● Set task
Look through the material below and copy exactly the lines from the line with "Output the Python" to the line with "plt.rcParams['font.family'] = ['Open", those two lines included.
[Start of Dataset extract]
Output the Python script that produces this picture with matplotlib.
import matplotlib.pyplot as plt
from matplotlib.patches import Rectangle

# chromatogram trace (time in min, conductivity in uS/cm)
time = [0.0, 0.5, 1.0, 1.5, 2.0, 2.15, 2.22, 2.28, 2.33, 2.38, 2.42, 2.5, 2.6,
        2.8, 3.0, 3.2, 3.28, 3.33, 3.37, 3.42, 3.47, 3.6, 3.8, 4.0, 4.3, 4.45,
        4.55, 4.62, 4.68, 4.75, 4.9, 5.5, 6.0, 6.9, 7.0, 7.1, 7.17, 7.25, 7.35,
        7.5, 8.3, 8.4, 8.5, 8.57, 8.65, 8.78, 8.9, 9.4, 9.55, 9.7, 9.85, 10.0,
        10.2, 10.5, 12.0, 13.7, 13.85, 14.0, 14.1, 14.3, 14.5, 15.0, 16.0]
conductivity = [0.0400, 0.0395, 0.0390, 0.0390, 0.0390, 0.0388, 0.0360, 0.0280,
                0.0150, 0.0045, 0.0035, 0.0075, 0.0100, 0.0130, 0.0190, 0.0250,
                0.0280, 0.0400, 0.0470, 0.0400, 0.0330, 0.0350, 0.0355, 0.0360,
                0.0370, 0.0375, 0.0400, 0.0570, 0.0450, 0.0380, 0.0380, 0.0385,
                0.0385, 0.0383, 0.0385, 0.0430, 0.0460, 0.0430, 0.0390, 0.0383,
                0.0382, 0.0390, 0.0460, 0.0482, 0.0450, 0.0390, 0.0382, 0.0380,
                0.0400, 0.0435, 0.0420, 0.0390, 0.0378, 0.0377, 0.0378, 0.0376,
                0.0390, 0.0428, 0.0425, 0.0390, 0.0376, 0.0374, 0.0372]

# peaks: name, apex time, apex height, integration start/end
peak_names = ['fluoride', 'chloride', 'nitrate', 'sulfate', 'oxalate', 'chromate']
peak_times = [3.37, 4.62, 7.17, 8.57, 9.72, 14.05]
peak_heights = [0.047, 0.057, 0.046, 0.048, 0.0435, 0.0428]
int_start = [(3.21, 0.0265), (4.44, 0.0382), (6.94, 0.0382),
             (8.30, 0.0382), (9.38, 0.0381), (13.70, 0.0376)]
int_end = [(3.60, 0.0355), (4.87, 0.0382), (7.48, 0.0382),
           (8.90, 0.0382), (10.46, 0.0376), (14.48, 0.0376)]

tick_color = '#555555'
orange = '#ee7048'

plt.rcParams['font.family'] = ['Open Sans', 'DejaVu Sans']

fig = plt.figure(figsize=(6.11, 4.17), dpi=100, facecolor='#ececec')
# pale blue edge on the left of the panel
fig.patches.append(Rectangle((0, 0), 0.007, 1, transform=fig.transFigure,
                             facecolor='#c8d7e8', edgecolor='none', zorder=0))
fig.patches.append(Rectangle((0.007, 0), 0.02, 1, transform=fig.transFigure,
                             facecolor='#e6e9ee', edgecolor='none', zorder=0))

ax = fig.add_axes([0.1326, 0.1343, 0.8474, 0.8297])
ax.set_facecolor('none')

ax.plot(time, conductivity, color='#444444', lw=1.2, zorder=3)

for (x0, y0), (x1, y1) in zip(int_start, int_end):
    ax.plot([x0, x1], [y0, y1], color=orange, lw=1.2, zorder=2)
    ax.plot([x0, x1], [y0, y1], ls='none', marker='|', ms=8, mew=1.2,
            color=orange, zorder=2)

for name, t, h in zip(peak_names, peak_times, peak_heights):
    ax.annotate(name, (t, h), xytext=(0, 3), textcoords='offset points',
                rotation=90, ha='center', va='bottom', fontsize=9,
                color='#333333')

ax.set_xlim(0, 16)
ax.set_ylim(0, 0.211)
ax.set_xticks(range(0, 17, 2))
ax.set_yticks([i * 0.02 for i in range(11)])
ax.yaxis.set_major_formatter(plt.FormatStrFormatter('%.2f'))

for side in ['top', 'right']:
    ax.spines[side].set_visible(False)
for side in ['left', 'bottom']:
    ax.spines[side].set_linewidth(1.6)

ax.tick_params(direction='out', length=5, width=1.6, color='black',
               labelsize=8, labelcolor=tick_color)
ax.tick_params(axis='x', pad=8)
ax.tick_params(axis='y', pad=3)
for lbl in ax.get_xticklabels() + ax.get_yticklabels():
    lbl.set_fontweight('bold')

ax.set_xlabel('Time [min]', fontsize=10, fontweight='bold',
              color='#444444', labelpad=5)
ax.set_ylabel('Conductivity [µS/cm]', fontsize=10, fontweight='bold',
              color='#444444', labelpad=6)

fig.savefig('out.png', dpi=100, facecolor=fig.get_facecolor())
[End of Dataset extract]
[Start of Dataset extract]
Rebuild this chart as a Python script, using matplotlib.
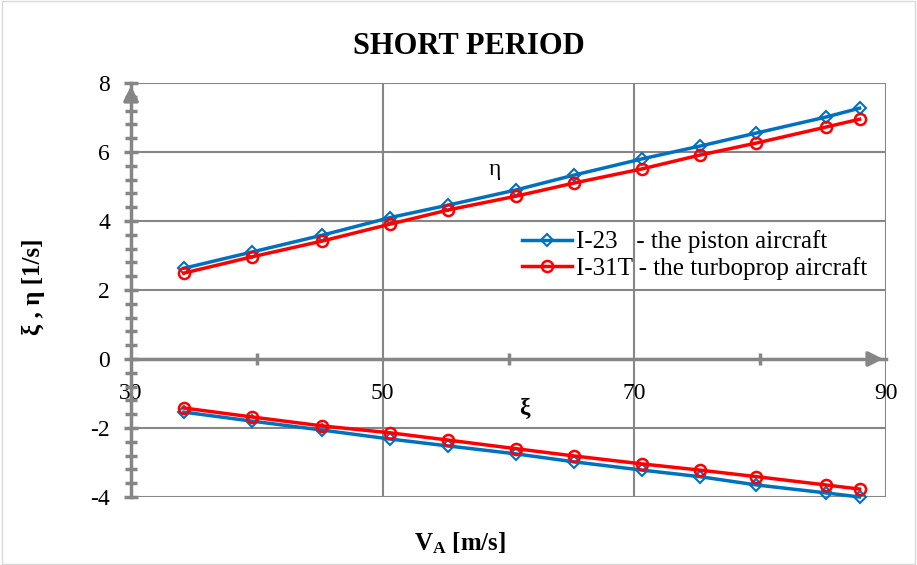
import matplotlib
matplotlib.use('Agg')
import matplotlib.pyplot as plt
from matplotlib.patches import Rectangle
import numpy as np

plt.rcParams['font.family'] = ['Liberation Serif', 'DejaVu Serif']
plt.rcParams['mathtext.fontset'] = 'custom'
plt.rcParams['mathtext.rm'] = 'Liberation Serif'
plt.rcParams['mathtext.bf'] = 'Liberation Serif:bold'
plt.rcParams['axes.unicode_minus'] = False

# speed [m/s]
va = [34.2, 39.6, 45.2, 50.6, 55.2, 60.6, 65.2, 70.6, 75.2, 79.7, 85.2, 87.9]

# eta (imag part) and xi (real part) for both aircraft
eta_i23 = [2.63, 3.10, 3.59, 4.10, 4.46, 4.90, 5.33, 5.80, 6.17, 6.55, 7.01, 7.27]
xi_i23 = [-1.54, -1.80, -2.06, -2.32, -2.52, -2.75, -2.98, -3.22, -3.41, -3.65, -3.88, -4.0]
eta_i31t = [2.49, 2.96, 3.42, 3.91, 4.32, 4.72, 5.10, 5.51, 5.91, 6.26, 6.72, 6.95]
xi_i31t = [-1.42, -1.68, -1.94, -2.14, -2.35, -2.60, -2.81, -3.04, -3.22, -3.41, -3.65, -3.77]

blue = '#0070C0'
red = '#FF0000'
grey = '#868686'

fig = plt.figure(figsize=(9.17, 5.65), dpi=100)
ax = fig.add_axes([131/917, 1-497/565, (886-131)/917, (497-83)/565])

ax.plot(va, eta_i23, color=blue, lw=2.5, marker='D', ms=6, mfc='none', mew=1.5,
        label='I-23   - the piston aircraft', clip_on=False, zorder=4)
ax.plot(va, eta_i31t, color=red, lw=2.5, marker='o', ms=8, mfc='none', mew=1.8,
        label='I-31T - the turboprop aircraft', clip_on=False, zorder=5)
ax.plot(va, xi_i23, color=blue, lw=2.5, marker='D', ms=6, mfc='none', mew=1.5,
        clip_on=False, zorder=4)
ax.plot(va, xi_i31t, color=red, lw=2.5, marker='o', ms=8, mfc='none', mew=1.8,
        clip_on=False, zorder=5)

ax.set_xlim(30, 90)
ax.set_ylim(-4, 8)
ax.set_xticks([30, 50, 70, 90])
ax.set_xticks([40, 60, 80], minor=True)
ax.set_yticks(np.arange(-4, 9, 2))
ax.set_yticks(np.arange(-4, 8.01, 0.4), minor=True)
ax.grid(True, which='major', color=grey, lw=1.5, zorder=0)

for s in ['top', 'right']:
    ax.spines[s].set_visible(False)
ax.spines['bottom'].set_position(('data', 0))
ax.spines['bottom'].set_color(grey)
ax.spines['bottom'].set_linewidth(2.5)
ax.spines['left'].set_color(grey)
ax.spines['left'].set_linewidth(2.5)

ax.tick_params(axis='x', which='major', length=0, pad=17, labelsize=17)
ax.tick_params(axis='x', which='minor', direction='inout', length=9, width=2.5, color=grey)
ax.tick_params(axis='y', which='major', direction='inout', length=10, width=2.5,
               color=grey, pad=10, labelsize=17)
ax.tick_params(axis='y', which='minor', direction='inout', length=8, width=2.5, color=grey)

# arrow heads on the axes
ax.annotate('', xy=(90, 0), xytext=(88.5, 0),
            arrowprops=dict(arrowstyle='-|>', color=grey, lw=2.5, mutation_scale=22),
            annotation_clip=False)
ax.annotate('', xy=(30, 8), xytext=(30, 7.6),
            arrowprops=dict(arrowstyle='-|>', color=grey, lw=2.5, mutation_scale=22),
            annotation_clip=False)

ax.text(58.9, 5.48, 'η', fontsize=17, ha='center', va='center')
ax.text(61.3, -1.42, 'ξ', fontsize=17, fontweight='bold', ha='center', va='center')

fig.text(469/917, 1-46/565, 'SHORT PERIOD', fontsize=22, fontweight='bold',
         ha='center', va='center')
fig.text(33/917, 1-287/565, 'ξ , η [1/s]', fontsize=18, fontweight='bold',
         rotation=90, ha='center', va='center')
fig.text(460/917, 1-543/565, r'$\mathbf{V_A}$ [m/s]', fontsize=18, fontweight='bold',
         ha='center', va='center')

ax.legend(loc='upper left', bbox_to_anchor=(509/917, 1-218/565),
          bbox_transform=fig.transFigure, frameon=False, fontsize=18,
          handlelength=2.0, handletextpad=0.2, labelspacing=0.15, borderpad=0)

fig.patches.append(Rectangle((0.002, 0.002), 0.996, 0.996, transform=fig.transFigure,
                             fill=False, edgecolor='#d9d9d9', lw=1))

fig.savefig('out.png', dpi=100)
[End of Dataset extract]
● The completed task
Output the Python script that produces this picture with matplotlib.
import matplotlib.pyplot as plt
from matplotlib.patches import Rectangle

# chromatogram trace (time in min, conductivity in uS/cm)
time = [0.0, 0.5, 1.0, 1.5, 2.0, 2.15, 2.22, 2.28, 2.33, 2.38, 2.42, 2.5, 2.6,
        2.8, 3.0, 3.2, 3.28, 3.33, 3.37, 3.42, 3.47, 3.6, 3.8, 4.0, 4.3, 4.45,
        4.55, 4.62, 4.68, 4.75, 4.9, 5.5, 6.0, 6.9, 7.0, 7.1, 7.17, 7.25, 7.35,
        7.5, 8.3, 8.4, 8.5, 8.57, 8.65, 8.78, 8.9, 9.4, 9.55, 9.7, 9.85, 10.0,
        10.2, 10.5, 12.0, 13.7, 13.85, 14.0, 14.1, 14.3, 14.5, 15.0, 16.0]
conductivity = [0.0400, 0.0395, 0.0390, 0.0390, 0.0390, 0.0388, 0.0360, 0.0280,
                0.0150, 0.0045, 0.0035, 0.0075, 0.0100, 0.0130, 0.0190, 0.0250,
                0.0280, 0.0400, 0.0470, 0.0400, 0.0330, 0.0350, 0.0355, 0.0360,
                0.0370, 0.0375, 0.0400, 0.0570, 0.0450, 0.0380, 0.0380, 0.0385,
                0.0385, 0.0383, 0.0385, 0.0430, 0.0460, 0.0430, 0.0390, 0.0383,
                0.0382, 0.0390, 0.0460, 0.0482, 0.0450, 0.0390, 0.0382, 0.0380,
                0.0400, 0.0435, 0.0420, 0.0390, 0.0378, 0.0377, 0.0378, 0.0376,
                0.0390, 0.0428, 0.0425, 0.0390, 0.0376, 0.0374, 0.0372]

# peaks: name, apex time, apex height, integration start/end
peak_names = ['fluoride', 'chloride', 'nitrate', 'sulfate', 'oxalate', 'chromate']
peak_times = [3.37, 4.62, 7.17, 8.57, 9.72, 14.05]
peak_heights = [0.047, 0.057, 0.046, 0.048, 0.0435, 0.0428]
int_start = [(3.21, 0.0265), (4.44, 0.0382), (6.94, 0.0382),
             (8.30, 0.0382), (9.38, 0.0381), (13.70, 0.0376)]
int_end = [(3.60, 0.0355), (4.87, 0.0382), (7.48, 0.0382),
           (8.90, 0.0382), (10.46, 0.0376), (14.48, 0.0376)]

tick_color = '#555555'
orange = '#ee7048'

plt.rcParams['font.family'] = ['Open Sans', 'DejaVu Sans']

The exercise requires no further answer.